Poached eggs with fried bacon (Modern equivalent)

Yield: 4 servings

For the bacon

4 4 4 Slices of back bacon, peameal bacon, English or Irish bacon (see notes)
      Oil, for frying

For the eggs

      Water, for boiling
4 4 4 Eggs (see notes)
15ml 15ml 1 tablespoon White vinegar
Pinch Pinch Pinch Salt

To cook the bacon:

Pour a little oil in a cold pan and add bacon. Don’t overcrowd the pan—you don’t want to boil or steam the meat in its juices. Set the pan on the hob and turn the slices every two or three minutes until the bacon is fully cooked.

To poach the eggs:

Bring a pan set filled with 5cm (2”) of water to a boil. Mix in the vinegar and salt and lower the heat to a simmer.

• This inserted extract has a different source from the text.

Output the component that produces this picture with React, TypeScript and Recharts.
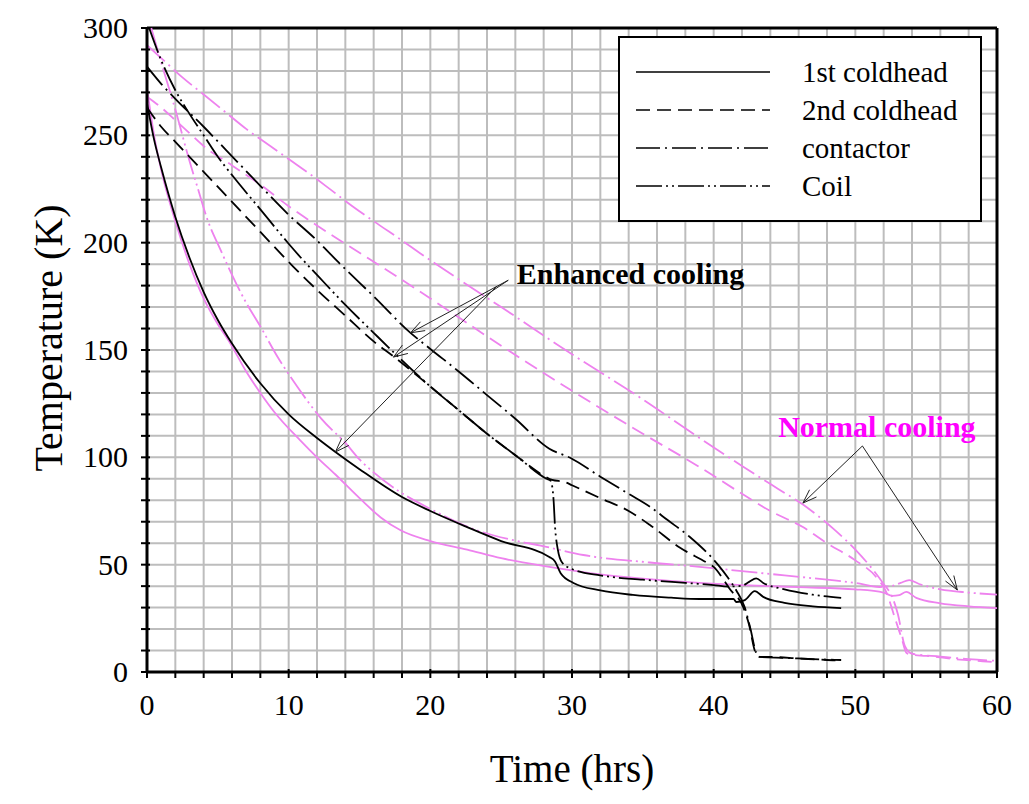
import {
  LineChart,
  Line,
  XAxis,
  YAxis,
  CartesianGrid,
  ReferenceLine,
  ReferenceDot,
  Legend,
} from "recharts";

// [time (hrs), temperature (K)]
const enh1st = [
  [0, 265], [0.5, 248], [1, 235], [2, 212], [3, 193], [4, 177], [5, 164], [6, 153],
  [8, 134.5], [10, 120], [12, 109], [13.3, 102.5], [15, 94.5], [18, 81.5], [20, 75],
  [22.6, 67.5], [25, 61], [28.4, 53.6], [28.8, 51.5], [29.2, 46], [30.1, 41.5],
  [32, 38], [34.3, 35.9], [37, 34.6], [39, 34], [41.4, 34], [41.6, 32.6], [42.2, 33.5],
  [42.9, 37.7], [43.5, 35], [45, 32.2], [47, 30.6], [49, 29.8],
];
const enh2nd = [
  [0, 263], [1, 254], [2, 247], [3, 240], [4, 233], [6, 219],
  [8, 205], [10.3, 189], [12, 178], [14, 166], [16, 154], [17.4, 147], [20, 133],
  [22, 122], [24, 111], [26, 101], [28, 91.5], [28.6, 89.5], [29.5, 88.5], [30, 87],
  [32, 81], [34, 75], [35.5, 68.5], [37.6, 58], [39.5, 51], [40, 49], [40.8, 42],
  [41.1, 39], [42.1, 30], [42.5, 22], [42.9, 10], [43.2, 7], [44, 7], [46, 6.3],
  [48, 5.6], [49, 5.3],
];
const enhContactor = [
  [0, 282], [1, 274], [2, 267], [4, 254], [5.6, 243], [8, 226.5], [10, 213],
  [12, 201], [13.8, 189], [16, 175], [18.6, 158], [20, 150.5], [22, 140], [24, 129],
  [26, 118], [28.4, 104], [29.9, 99.7], [32, 91], [34, 83], [35.5, 77], [36.7, 71],
  [38.3, 63], [40.3, 50], [41, 44], [41.6, 38], [42.2, 30], [42.6, 20], [43, 9],
  [43.3, 7], [45, 6.6], [47, 6], [49, 5.6],
];
const enhCoil = [
  [0.15, 300], [1, 285], [2, 271], [3, 260], [4, 250], [5, 240], [6, 231.5],
  [8, 215.5], [10, 199.5], [11, 192], [12, 185], [14, 171], [16, 158],
  [17.4, 149], [20, 133], [22, 122], [24, 111], [26, 101], [28.2, 90], [28.5, 89],
  [28.7, 80], [28.8, 68], [29, 57], [29.3, 51], [30, 48], [32, 45], [35, 43],
  [38, 41.5], [40, 40.5], [41, 39.8], [42, 40.2], [42.5, 42], [43, 43.6], [43.5, 41.5],
  [45, 38.5], [47, 36], [49, 34.5],
];

const nor1st = [
  [0, 272], [0.5, 250], [1, 234], [2, 210], [3, 190], [4, 174], [5, 162], [5.8, 154],
  [7, 140], [8, 130], [9, 121], [10.8, 108], [12, 100], [13.3, 92], [15, 81],
  [16.5, 72], [17.9, 66], [20, 61], [22.6, 57], [25, 53], [28.4, 49], [32, 45.5],
  [35, 43.5], [39, 41.5], [42, 40.5], [46, 39.5], [50, 38.5], [52, 37], [52.6, 35.5],
  [53.1, 35.8], [53.6, 37.3], [54.3, 34.5], [56, 32], [58, 30.6], [60, 29.8],
];
const nor2nd = [
  [0, 268], [1, 263], [2, 257], [3, 251], [4, 245], [6, 236], [8, 227], [10, 217],
  [12, 208], [14, 199.5], [16.4, 189.5], [20, 174], [25, 152], [30, 131], [35, 111],
  [39, 95.5], [42, 83], [44, 75], [46.3, 67.5], [48, 60], [50, 52], [51.5, 44],
  [52.2, 37], [52.8, 25], [53.3, 15], [53.6, 9], [54, 8], [55, 7.5], [56, 6.8],
  [57, 6], [58, 5.5], [59, 5], [60, 4.6],
];
const norContactor = [
  [0, 292], [1, 286], [2.5, 277], [4, 269], [5.5, 261], [7, 253], [8.7, 245],
  [10.1, 238.5], [11.7, 231], [13.1, 224], [14.5, 217], [16, 210], [18, 201],
  [19.3, 195], [22, 183], [25, 170], [30, 148], [35, 127], [39, 109], [42, 96],
  [44.5, 85.5], [46.3, 78], [48.4, 67], [50, 57], [51.2, 48], [52, 41], [52.6, 35],
  [53, 27], [53.5, 12], [54, 8.5], [56, 7.2], [58, 6], [60, 5.2],
];
const norCoil = [
  [0.3, 300], [1, 284], [2, 262], [3, 238], [3.6, 225], [4.2, 212],
  [5.2, 196.5], [6, 185], [7, 172], [8, 161], [9.2, 147], [10.6, 133], [12.3, 118],
  [14.1, 106], [15, 99], [16, 93], [17.6, 85], [20, 76], [23.3, 66], [25.8, 61.5],
  [27.7, 59], [30.8, 54.5], [35.5, 51], [39, 49], [42, 47], [45, 45], [48, 43],
  [50, 41.5], [51.7, 39.6], [52.5, 40], [53.2, 41.5], [53.8, 42.8], [54.5, 41],
  [56, 38.5], [58, 37], [60, 36],
];

const xTicks = [0, 2, 4, 6, 8, 10, 12, 14, 16, 18, 20, 22, 24, 26, 28, 30, 32, 34, 36, 38, 40, 42, 44, 46, 48, 50, 52, 54, 56, 58, 60];
const yTicks = [0, 10, 20, 30, 40, 50, 60, 70, 80, 90, 100, 110, 120, 130, 140, 150, 160, 170, 180, 190, 200, 210, 220, 230, 240, 250, 260, 270, 280, 290, 300];

const legendNames = ["1st coldhead", "2nd coldhead", "contactor", "Coil"];

// annotation arrows: [from, to] in data units
const enhancedArrows = [
  [[25.5, 182.5], [18.6, 158]],
  [[25.5, 182.5], [17.4, 146.7]],
  [[24.7, 179.8], [13.3, 102.5]],
];
const normalArrows = [
  [[50.5, 105.3], [46.3, 78.7]],
  [[50.5, 105.3], [57.2, 38.2]],
];

const FONT = "'Liberation Serif', 'Times New Roman', Times, serif";
const BLACK = "#000000";
const PINK = "#ee82ee";
const DASHES = [undefined, "14 7", "24 5 2 5", "26 4 2 4 2 4"];

const toPts = (a: number[][]) => a.map(([t, T]) => ({ t, T }));

const series = [
  { key: "n1", data: nor1st, color: PINK, dash: DASHES[0] },
  { key: "n2", data: nor2nd, color: PINK, dash: DASHES[1] },
  { key: "n3", data: norContactor, color: PINK, dash: DASHES[2] },
  { key: "n4", data: norCoil, color: PINK, dash: DASHES[3] },
  { key: "e1", data: enh1st, color: BLACK, dash: DASHES[0] },
  { key: "e2", data: enh2nd, color: BLACK, dash: DASHES[1] },
  { key: "e3", data: enhContactor, color: BLACK, dash: DASHES[2] },
  { key: "e4", data: enhCoil, color: BLACK, dash: DASHES[3] },
];

// pixels per data unit, used only to shape arrow heads
const PX = 850 / 60;
const PY = 644 / 300;

function headSegments(from: number[], to: number[]) {
  const dx = (to[0] - from[0]) * PX;
  const dy = -(to[1] - from[1]) * PY;
  const len = Math.hypot(dx, dy);
  const ux = dx / len;
  const uy = dy / len;
  const L = 14;
  const W = 5;
  return [1, -1].map((s) => {
    const ox = -ux * L + s * -uy * W;
    const oy = -uy * L + s * ux * W;
    return [
      { x: to[0], y: to[1] },
      { x: to[0] + ox / PX, y: to[1] - oy / PY },
    ];
  });
}

const textStyle = { fontFamily: FONT };

const XTick = (props: any) => {
  const { x, y, payload } = props;
  const v = payload.value;
  const major = v % 10 === 0;
  return (
    <g>
      <line x1={x} y1={y} x2={x} y2={y - (major ? 9 : 7)} stroke="#000" strokeWidth={2} />
      {major && (
        <text x={x} y={y + 37} textAnchor="middle" fontSize={30} style={textStyle} fill="#000">
          {v}
        </text>
      )}
    </g>
  );
};

const YTick = (props: any) => {
  const { x, y, payload } = props;
  const v = payload.value;
  const major = v % 50 === 0;
  return (
    <g>
      <line x1={x} y1={y} x2={x + 9} y2={y} stroke="#000" strokeWidth={2} />
      {major && (
        <text x={x - 13} y={y + 10} textAnchor="end" fontSize={30} style={textStyle} fill="#000">
          {v}
        </text>
      )}
    </g>
  );
};

const renderLegend = () => (
  <div
    style={{
      width: 364,
      height: 186,
      boxSizing: "border-box",
      border: "2px solid #000",
      background: "#fff",
    }}>
    <svg width={360} height={182}>
      {legendNames.map((name, i) => (
        <g key={name}>
          <line
            x1={16}
            x2={150}
            y1={34 + i * 38}
            y2={34 + i * 38}
            stroke="#000"
            strokeWidth={1.5}
            strokeDasharray={DASHES[i]}
          />
          <text x={182} y={44 + i * 38} fontSize={29} style={textStyle} fill="#000">
            {name}
          </text>
        </g>
      ))}
    </svg>
  </div>
);

export default function App() {
  return (
    <div style={{ fontFamily: FONT }}>
      <LineChart
        width={1013}
        height={790}
        margin={{ top: 20, right: 24, bottom: 0, left: 0 }}>
        <CartesianGrid stroke="#bdbdbd" strokeWidth={2} />
        <XAxis
          type="number"
          dataKey="t"
          domain={[0, 60]}
          ticks={xTicks}
          interval={0}
          height={126}
          tickLine={false}
          tickMargin={0}
          tick={<XTick />}
          axisLine={{ stroke: "#000", strokeWidth: 3 }}
          label={{
            content: (p: any) => {
              const vb = p.viewBox;
              return (
                <text
                  x={vb.x + vb.width / 2}
                  y={vb.y + vb.height - 16}
                  textAnchor="middle"
                  fontSize={39}
                  style={textStyle}
                  fill="#000">
                  Time (hrs)
                </text>
              );
            },
          }}
        />
        <YAxis
          type="number"
          dataKey="T"
          domain={[0, 300]}
          ticks={yTicks}
          interval={0}
          width={139}
          tickLine={false}
          tickMargin={0}
          tick={<YTick />}
          axisLine={{ stroke: "#000", strokeWidth: 3 }}
          label={{
            content: (p: any) => {
              const vb = p.viewBox;
              const cx = vb.x + 45;
              const cy = vb.y + vb.height / 2 - 12;
              return (
                <text
                  x={cx}
                  y={cy}
                  transform={`rotate(-90 ${cx} ${cy})`}
                  textAnchor="middle"
                  dominantBaseline="middle"
                  fontSize={40}
                  style={textStyle}
                  fill="#000">
                  Temperature (K)
                </text>
              );
            },
          }}
        />
        <ReferenceLine y={300} stroke="#000" strokeWidth={3} />
        <ReferenceLine x={60} stroke="#000" strokeWidth={3} />
        {series.map((s) => (
          <Line
            key={s.key}
            data={toPts(s.data)}
            dataKey="T"
            type="monotone"
            stroke={s.color}
            strokeWidth={s.color === BLACK ? 1.8 : 1.8}
            strokeDasharray={s.dash}
            dot={false}
            isAnimationActive={false}
          />
        ))}
        {[...enhancedArrows, ...normalArrows].map((a, i) => (
          <ReferenceLine
            key={`arr${i}`}
            segment={[
              { x: a[0][0], y: a[0][1] },
              { x: a[1][0], y: a[1][1] },
            ]}
            stroke="#222"
            strokeWidth={1}
          />
        ))}
        {[...enhancedArrows, ...normalArrows].flatMap((a, i) =>
          headSegments(a[0], a[1]).map((seg, j) => (
            <ReferenceLine key={`head${i}-${j}`} segment={seg} stroke="#222" strokeWidth={1} />
          ))
        )}
        <ReferenceDot
          x={26.1}
          y={180.7}
          r={0}
          fill="none"
          stroke="none"
          label={{
            content: (p: any) => (
              <text x={p.viewBox.x} y={p.viewBox.y} fontSize={30} fontWeight="bold" style={textStyle} fill="#000">
                Enhanced cooling
              </text>
            ),
          }}
        />
        <ReferenceDot
          x={44.55}
          y={109.5}
          r={0}
          fill="none"
          stroke="none"
          label={{
            content: (p: any) => (
              <text x={p.viewBox.x} y={p.viewBox.y} fontSize={30} fontWeight="bold" style={textStyle} fill="#ff00ff">
                Normal cooling
              </text>
            ),
          }}
        />
        <Legend
          layout="horizontal"
          verticalAlign="middle"
          content={renderLegend}
          wrapperStyle={{ left: 610, top: 28, width: 364, height: 186 }}
        />
      </LineChart>
    </div>
  );
}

Break the eggs and carefully pour into the water. Cook them, undisturbed for two minutes (for a runny yolk), or leave them in longer if you want firmer yolks. Remove from the pan with a spoon (I use a slotted spoon) and drain on kitchen towelling. Top each bacon slice with an egg and serve.

Notes

  • While you could use American-style streaky bacon, I think this works better with ham or ham-like bacon.
  • Every instruction for poached eggs I’ve seen calls for the freshest eggs possible—and while ideal, my poached egg cravings hardly align with my egg purchases. I’ve used not-so-fresh eggs and while they aren’t pin-up perfect, they’re perfectly fine.
  • What I do differently:
    • As I usually poach one egg at a time, after the water boils, I swirl it with a spoon, to create a whirlpool effect. Then I pour the egg into the centre, to try to keep more of a pert shape. If an egg with a fluttering skirt bothers you, you can trim it after it’s cooked.